What made the world championships even more meaningful was that the players’ families were also involved. Many of the former Cavaliers now watch their sons and daughters play the sport, and several coach at the youth level.

Starsia’s son played on the youth field while he took part in master’s action this past July. Schildwachter’s oldest daughter plays at the University of North Carolina.

Turner, a member of the 1972 team, is part of a three-generation family that has played lacrosse.

His father played the game in the 1930s in the Annapolis area, and his brother played for Navy in the 1950s. Turner has coached in an Annapolis youth league, and he has two boys that play.

But the men are drawn to the past as well.

Virginia was unbeaten in 1971 during the regular season but lost in the first round of that tournament to Navy.

Then, in 1972, Virginia won the title over Johns Hopkins by one goal in College Park, Md. And it was at Johns Hopkins where the Grand Masters team won the world title this past summer.

The 1972 team is the last Virginia men’s lacrosse squad to win a national title, though the Cavaliers have had several solid teams since then.

That, along with the fact that members of the team have kept close ties, gives the squad a special place in Virginia athletic history.

“They keep bringing us back (to Charlottesville) to honor us and give inspiration” to current Cavalier teams, said Turner, with a laugh. “I guess we haven’t inspired them enough! It’s time for someone else to carry the torch.”

At the Final Four of the Division I men’s championship in 1997, held at the University of Maryland, the Virginia team was recognized for its national title 25 years ago.

“They are very active alumni and active with us in lacrosse,” said Starsia, who played midfield in college at Brown and said he played against the Cavs in 1973. “It is kind of neat.”

Rodney Rullman, the goalie on the 1972 title team, was eligible to play for Old Glory in the world championships but played in the 35-and-over division with Starsia and Steve Byrne, a current Virginia assistant, on a team called Sailin’ Shoes.

“My biggest memory (of 1972) was I was a first-year goalie playing on a team of upperclassmen,” he said. “I lucked out to play with a group of upperclassmen.
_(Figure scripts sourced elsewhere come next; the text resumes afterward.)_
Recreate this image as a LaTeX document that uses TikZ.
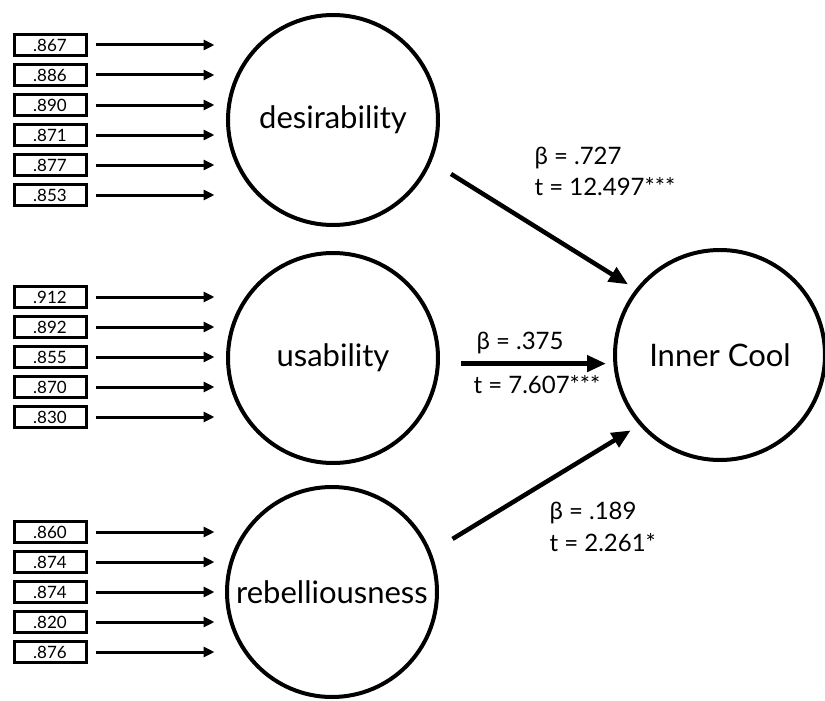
\documentclass[tikz,border=0pt]{standalone}
\usepackage{fontspec}
\setmainfont{Lato}
\usetikzlibrary{arrows.meta}

\begin{document}
\begin{tikzpicture}[x=1pt, y=-1pt,
  latent/.style={circle, draw, line width=4pt, minimum size=210pt, inner sep=0pt, font=\fontsize{31}{37}\selectfont},
  loadbox/.style={draw, line width=3pt, minimum width=72pt, minimum height=21pt, inner sep=0pt, font=\fontsize{17}{19}\selectfont},
  inarrow/.style={-{Triangle[length=11pt, width=10pt]}, line width=3pt},
  patharrow/.style={-{Triangle[length=19pt, width=16pt]}, line width=4.5pt},
  coef/.style={font=\fontsize{24}{28}\selectfont, anchor=west}]
  \useasboundingbox (0,0) rectangle (825,701);

  % Latent constructs
  \node[latent] (des) at (333,120) {desirability};
  \node[latent] (use) at (333,358) {usability};
  \node[latent] (reb) at (332,592) {rebelliousness};
  \node[latent] (cool) at (720,355) {Inner Cool};

  % Indicator loadings
  \foreach \v [count=\i] in {.867,.886,.890,.871,.877,.853} {
    \node[loadbox] (d\i) at (50, 15+30*\i) {\v};
    \draw[inarrow] ([xshift=8pt]d\i.east) -- ++(119,0);
  }
  \foreach \v [count=\i] in {.912,.892,.855,.870,.830} {
    \node[loadbox] (u\i) at (50, 267+30*\i) {\v};
    \draw[inarrow] ([xshift=8pt]u\i.east) -- ++(119,0);
  }
  \foreach \v [count=\i] in {.860,.874,.874,.820,.876} {
    \node[loadbox] (r\i) at (50, 502+30*\i) {\v};
    \draw[inarrow] ([xshift=8pt]r\i.east) -- ++(119,0);
  }

  % Structural paths
  \draw[patharrow, shorten <=23pt, shorten >=9pt] (des.-23) -- (cool.142);
  \draw[patharrow, shorten <=21pt, shorten >=7pt] (use.-3) -- (use.-3 -| cool.west);
  \draw[patharrow, shorten <=25pt, shorten >=10pt] (reb.22) -- (cool.221);

  % Path coefficients
  \node[coef] (beta1) at (531,158) {β = .727};
  \node[coef] (tval1) at (531,187) {t = 12.497***};
  \node[coef] (beta2) at (473,343) {β = .375};
  \node[coef] (tval2) at (470,385) {t = 7.607***};
  \node[coef] (beta3) at (546,513) {β = .189};
  \node[coef] (tval3) at (546,543) {t = 2.261*};
\end{tikzpicture}
\end{document}
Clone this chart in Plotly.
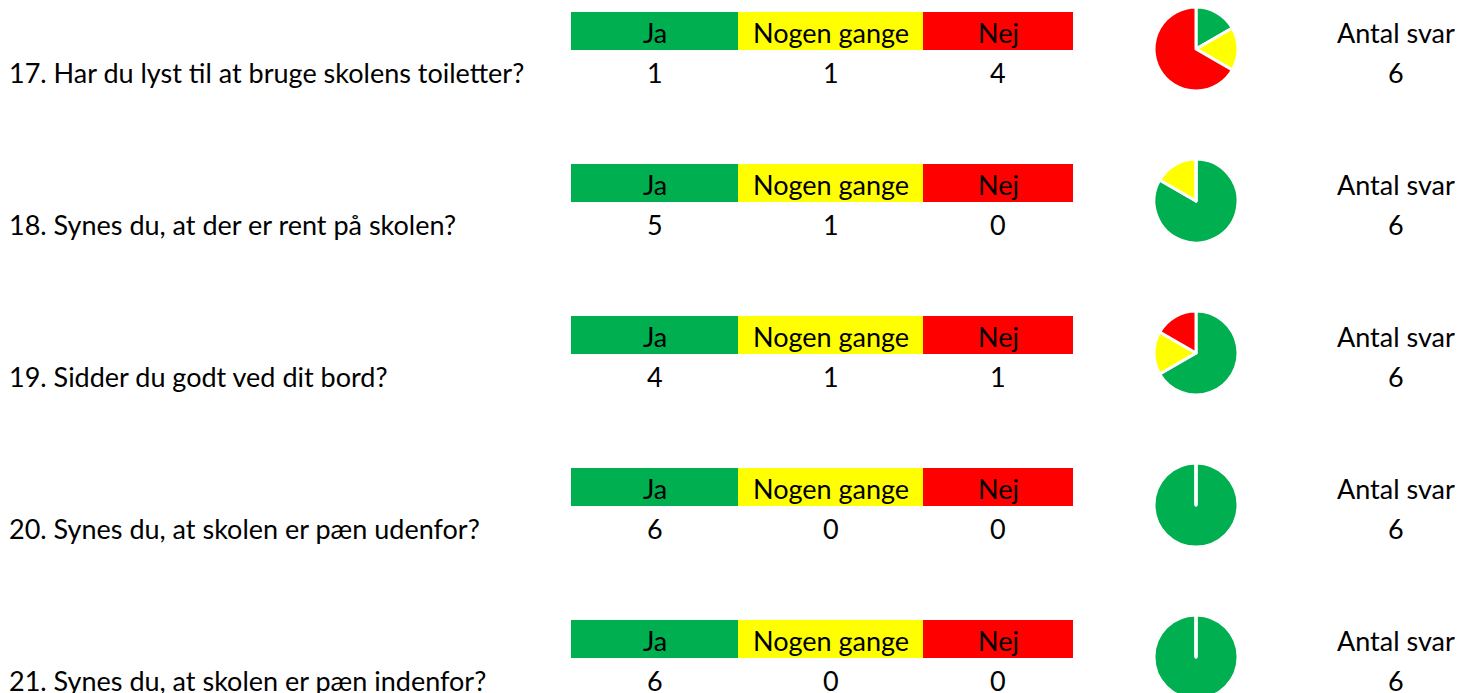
import plotly.graph_objects as go

questions = [
    "17. Har du lyst til at bruge skolens toiletter?",
    "18. Synes du, at der er rent på skolen?",
    "19. Sidder du godt ved dit bord?",
    "20. Synes du, at skolen er pæn udenfor?",
    "21. Synes du, at skolen er pæn indenfor?",
]
categories = ["Ja", "Nogen gange", "Nej"]
ja = [1, 5, 4, 6, 6]
nogen = [1, 1, 1, 0, 0]
nej = [4, 0, 1, 0, 0]
total_label = "Antal svar"

colors = ["#00B050", "#FFFF00", "#FF0000"]
W, H = 1470, 702
FONT = "Lato"
FS = 27
ROW = 152
cell_x = [(571, 738), (738, 923), (923, 1073)]

fig = go.Figure()
fig.add_trace(go.Scatter(x=[0], y=[0], mode="markers", marker=dict(opacity=0), showlegend=False, hoverinfo="skip"))

shapes = []
annotations = []
for i, q in enumerate(questions):
    off = ROW * i
    vals = [ja[i], nogen[i], nej[i]]
    annotations.append(dict(x=7, y=72 + off, text=q, xanchor="left", yanchor="middle", showarrow=False,
                            font=dict(family=FONT, size=FS, color="black")))
    for j, (cat, (x0, x1)) in enumerate(zip(categories, cell_x)):
        shapes.append(dict(type="rect", x0=x0, x1=x1, y0=12 + off, y1=50 + off, fillcolor=colors[j],
                           line=dict(width=0), layer="below"))
        annotations.append(dict(x=(x0 + x1) / 2, y=32 + off, text=cat, xanchor="center", yanchor="middle",
                                showarrow=False, font=dict(family=FONT, size=FS, color="black")))
        annotations.append(dict(x=(x0 + x1) / 2, y=72 + off, text=str(vals[j]), xanchor="center", yanchor="middle",
                                showarrow=False, font=dict(family=FONT, size=FS, color="black")))
    annotations.append(dict(x=1396, y=32 + off, text=total_label, xanchor="center", yanchor="middle",
                            showarrow=False, font=dict(family=FONT, size=FS, color="black")))
    annotations.append(dict(x=1396, y=72 + off, text=str(sum(vals)), xanchor="center", yanchor="middle",
                            showarrow=False, font=dict(family=FONT, size=FS, color="black")))
    cy = 49 + off
    r = 42
    y_top = cy - r
    y_bot = min(cy + r, H)
    fig.add_trace(go.Pie(
        values=vals, labels=categories, sort=False, direction="clockwise", rotation=0,
        marker=dict(colors=colors, line=dict(color="white", width=3)),
        textinfo="none", hoverinfo="label+value", showlegend=False,
        domain=dict(x=[(1196 - r) / W, (1196 + r) / W], y=[1 - y_bot / H, 1 - y_top / H]),
    ))
    if max(vals) == sum(vals):
        shapes.append(dict(type="line", x0=1196, x1=1196, y0=cy, y1=y_top - 1,
                           line=dict(color="white", width=3), layer="above"))

fig.update_layout(
    width=W, height=H, margin=dict(l=0, r=0, t=0, b=0),
    paper_bgcolor="white", plot_bgcolor="white",
    xaxis=dict(range=[0, W], visible=False, fixedrange=True),
    yaxis=dict(range=[H, 0], visible=False, fixedrange=True),
    shapes=shapes, annotations=annotations,
)
fig.write_html("out.html", config=dict(displayModeBar=False),
               post_script="document.body.style.margin='0';document.body.style.overflow='hidden';"
                           "document.documentElement.style.overflow='hidden';")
Those guys carried me.”

In 1973, Virginia lost in the NCAA semifinals, and in 1974 the Cavs lost in the quarterfinals; they did not get a bid in 1975, the fourth year for Rullman on the team.

Rullman, also an assistant at St. Anne’s-Belfield, is a branch manager of a stock brokerage firm in Charlottesville with 17 employees.

He said the extent of his practicing the game is getting in front of the net at St. Anne’s and letting players take shots at him.

“I haven’t played summer ball or club ball in 15 years,” he said.

But he found the time to play this summer in Baltimore, perhaps to bring back memories of the glory days.

Rullman said lacrosse was a close-knit sport in the early 1970s.

“The fifth quarter was when we all got together after the game,” said Rullman, who like Beach played high school lacrosse on Long Island.

“It is very fraternal,” said Beach.

And very motivating. Beach said his team hopes to defend its title in 2002 in Australia.